/---
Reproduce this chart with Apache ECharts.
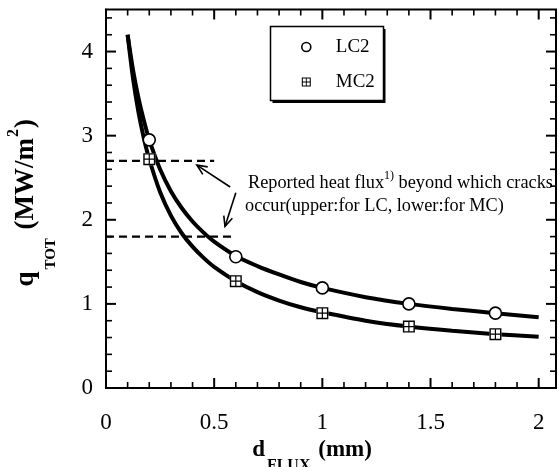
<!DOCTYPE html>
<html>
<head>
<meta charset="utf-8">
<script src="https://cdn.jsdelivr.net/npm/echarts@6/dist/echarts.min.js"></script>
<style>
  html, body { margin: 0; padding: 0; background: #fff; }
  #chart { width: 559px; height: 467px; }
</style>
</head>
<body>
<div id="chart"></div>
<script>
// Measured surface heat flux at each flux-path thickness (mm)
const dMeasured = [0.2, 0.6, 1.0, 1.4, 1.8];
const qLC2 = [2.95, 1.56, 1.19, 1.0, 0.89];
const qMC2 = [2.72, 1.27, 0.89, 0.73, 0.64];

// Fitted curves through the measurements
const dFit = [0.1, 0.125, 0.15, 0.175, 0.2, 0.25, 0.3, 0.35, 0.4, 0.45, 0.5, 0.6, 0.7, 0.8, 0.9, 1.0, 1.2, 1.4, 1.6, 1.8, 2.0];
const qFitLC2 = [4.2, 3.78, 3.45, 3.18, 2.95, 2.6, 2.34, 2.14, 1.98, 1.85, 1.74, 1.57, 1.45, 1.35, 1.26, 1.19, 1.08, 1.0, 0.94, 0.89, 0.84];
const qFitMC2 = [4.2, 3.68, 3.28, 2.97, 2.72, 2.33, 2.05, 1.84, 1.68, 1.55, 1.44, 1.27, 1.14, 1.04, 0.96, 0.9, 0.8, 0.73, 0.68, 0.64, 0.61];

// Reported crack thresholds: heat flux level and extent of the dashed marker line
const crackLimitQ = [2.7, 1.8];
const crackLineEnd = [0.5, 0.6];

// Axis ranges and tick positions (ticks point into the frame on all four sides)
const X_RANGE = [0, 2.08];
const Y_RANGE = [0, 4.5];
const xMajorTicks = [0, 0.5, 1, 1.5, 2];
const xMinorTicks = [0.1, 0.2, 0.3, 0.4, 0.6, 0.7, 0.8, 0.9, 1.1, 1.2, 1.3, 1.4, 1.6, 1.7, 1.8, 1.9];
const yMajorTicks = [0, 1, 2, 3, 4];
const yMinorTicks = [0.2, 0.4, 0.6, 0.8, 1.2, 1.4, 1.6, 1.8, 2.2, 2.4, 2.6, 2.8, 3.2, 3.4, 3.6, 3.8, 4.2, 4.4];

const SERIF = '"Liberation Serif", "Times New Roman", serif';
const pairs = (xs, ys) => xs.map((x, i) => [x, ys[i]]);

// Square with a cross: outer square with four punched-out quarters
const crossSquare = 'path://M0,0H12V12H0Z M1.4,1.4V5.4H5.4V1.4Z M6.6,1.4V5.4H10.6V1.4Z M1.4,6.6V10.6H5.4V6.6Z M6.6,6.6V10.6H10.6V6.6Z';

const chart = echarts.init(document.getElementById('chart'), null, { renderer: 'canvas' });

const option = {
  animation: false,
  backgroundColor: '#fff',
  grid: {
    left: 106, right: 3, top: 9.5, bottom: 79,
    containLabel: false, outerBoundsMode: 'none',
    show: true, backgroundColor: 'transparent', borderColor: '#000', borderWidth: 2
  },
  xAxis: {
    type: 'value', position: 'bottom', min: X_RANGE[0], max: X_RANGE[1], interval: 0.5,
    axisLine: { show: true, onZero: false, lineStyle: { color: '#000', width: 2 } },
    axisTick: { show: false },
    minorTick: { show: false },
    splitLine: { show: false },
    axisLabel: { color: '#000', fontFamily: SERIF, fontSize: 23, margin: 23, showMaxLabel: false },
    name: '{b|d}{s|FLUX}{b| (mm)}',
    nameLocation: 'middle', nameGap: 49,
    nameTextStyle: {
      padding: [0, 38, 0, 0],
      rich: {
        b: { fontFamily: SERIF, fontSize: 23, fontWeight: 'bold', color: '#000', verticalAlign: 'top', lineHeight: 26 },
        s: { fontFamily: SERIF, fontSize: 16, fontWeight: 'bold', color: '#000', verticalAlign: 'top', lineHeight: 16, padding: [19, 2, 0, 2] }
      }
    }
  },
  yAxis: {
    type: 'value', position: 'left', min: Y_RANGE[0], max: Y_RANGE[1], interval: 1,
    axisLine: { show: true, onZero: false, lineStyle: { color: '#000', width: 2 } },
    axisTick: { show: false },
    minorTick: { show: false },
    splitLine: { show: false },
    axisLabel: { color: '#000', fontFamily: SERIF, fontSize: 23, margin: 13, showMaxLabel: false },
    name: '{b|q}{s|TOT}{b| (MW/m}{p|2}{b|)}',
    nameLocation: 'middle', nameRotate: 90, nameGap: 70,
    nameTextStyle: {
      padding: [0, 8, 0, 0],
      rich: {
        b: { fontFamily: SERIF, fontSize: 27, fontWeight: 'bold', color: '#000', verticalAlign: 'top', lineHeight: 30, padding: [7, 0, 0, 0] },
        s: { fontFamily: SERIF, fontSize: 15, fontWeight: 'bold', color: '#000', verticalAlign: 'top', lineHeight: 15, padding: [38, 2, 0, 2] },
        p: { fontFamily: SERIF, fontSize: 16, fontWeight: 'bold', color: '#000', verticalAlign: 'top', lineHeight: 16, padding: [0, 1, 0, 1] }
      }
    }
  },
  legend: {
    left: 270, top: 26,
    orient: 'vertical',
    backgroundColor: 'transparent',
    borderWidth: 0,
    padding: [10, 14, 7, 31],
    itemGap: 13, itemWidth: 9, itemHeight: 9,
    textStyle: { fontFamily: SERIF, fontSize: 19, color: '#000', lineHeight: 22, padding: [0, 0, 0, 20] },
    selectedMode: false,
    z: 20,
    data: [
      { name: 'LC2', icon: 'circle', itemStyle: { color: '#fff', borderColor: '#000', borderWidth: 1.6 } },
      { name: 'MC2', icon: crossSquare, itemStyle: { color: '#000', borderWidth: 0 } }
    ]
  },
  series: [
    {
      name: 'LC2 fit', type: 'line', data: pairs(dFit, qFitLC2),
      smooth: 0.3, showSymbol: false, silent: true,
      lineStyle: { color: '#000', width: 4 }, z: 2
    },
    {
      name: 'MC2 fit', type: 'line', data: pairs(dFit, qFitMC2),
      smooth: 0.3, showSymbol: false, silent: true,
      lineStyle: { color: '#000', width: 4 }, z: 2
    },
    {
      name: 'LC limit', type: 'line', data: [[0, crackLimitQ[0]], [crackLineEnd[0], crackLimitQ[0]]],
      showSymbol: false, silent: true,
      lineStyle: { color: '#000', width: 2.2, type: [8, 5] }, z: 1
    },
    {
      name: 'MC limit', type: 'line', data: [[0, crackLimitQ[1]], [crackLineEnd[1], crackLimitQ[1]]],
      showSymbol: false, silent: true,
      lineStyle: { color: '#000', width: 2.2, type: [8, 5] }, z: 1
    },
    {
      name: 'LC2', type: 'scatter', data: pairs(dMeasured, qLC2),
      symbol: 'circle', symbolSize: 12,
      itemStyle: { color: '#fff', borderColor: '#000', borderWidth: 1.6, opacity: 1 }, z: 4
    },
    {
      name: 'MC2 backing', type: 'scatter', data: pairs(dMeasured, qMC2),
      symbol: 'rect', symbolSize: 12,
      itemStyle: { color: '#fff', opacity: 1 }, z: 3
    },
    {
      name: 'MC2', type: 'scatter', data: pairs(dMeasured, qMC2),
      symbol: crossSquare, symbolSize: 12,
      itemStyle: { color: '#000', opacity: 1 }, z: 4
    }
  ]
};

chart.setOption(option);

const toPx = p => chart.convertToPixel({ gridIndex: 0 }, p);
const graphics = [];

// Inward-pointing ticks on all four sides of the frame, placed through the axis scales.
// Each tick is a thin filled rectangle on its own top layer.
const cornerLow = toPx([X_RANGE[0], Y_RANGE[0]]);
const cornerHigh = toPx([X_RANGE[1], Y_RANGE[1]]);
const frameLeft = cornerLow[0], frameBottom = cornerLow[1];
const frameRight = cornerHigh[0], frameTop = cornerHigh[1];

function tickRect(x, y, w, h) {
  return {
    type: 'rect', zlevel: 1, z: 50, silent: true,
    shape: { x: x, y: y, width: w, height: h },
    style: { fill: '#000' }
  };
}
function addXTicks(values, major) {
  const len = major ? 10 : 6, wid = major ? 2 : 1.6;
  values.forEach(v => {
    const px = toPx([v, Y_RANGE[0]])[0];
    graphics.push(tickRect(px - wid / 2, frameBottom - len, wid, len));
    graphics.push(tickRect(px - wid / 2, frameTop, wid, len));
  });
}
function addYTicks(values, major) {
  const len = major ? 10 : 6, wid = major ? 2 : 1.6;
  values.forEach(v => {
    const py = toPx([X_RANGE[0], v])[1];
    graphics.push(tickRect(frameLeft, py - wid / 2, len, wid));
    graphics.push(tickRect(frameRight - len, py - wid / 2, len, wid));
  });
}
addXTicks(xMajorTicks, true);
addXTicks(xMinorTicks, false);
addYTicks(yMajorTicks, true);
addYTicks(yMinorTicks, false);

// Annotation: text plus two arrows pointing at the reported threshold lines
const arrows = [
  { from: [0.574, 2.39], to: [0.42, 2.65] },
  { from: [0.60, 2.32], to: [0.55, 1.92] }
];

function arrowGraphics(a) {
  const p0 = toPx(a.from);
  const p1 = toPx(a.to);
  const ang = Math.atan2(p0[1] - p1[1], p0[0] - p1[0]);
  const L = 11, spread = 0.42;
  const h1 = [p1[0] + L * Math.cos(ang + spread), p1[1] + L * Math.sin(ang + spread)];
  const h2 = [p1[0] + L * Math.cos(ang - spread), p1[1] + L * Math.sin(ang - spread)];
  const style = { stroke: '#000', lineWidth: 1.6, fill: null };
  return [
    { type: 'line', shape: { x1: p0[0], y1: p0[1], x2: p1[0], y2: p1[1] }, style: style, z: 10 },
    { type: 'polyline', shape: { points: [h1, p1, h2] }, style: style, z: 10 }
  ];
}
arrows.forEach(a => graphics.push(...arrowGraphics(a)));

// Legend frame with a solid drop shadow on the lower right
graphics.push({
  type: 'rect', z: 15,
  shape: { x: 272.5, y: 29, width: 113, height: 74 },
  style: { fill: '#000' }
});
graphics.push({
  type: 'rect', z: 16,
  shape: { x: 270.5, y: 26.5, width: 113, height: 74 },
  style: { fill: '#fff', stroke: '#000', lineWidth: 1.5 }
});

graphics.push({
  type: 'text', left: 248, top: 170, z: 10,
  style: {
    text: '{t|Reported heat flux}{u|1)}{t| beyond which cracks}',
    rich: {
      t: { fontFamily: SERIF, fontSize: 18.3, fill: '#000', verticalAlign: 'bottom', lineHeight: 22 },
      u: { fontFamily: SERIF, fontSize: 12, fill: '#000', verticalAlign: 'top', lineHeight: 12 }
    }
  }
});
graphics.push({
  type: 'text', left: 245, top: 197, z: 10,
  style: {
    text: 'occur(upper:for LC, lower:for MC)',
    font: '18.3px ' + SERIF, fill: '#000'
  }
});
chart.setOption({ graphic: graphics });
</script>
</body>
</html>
\---
• **PROBLEM**
Skip the pictures, please, and transcribe only the lines from the beginning of the material through the one that contains "const crackLineEnd = [0.5, 0.6];".

• **TASK ANSWER**
Reproduce this chart with Apache ECharts.
<!DOCTYPE html>
<html>
<head>
<meta charset="utf-8">
<script src="https://cdn.jsdelivr.net/npm/echarts@6/dist/echarts.min.js"></script>
<style>
  html, body { margin: 0; padding: 0; background: #fff; }
  #chart { width: 559px; height: 467px; }
</style>
</head>
<body>
<div id="chart"></div>
<script>
// Measured surface heat flux at each flux-path thickness (mm)
const dMeasured = [0.2, 0.6, 1.0, 1.4, 1.8];
const qLC2 = [2.95, 1.56, 1.19, 1.0, 0.89];
const qMC2 = [2.72, 1.27, 0.89, 0.73, 0.64];

// Fitted curves through the measurements
const dFit = [0.1, 0.125, 0.15, 0.175, 0.2, 0.25, 0.3, 0.35, 0.4, 0.45, 0.5, 0.6, 0.7, 0.8, 0.9, 1.0, 1.2, 1.4, 1.6, 1.8, 2.0];
const qFitLC2 = [4.2, 3.78, 3.45, 3.18, 2.95, 2.6, 2.34, 2.14, 1.98, 1.85, 1.74, 1.57, 1.45, 1.35, 1.26, 1.19, 1.08, 1.0, 0.94, 0.89, 0.84];
const qFitMC2 = [4.2, 3.68, 3.28, 2.97, 2.72, 2.33, 2.05, 1.84, 1.68, 1.55, 1.44, 1.27, 1.14, 1.04, 0.96, 0.9, 0.8, 0.73, 0.68, 0.64, 0.61];

// Reported crack thresholds: heat flux level and extent of the dashed marker line
const crackLimitQ = [2.7, 1.8];
const crackLineEnd = [0.5, 0.6];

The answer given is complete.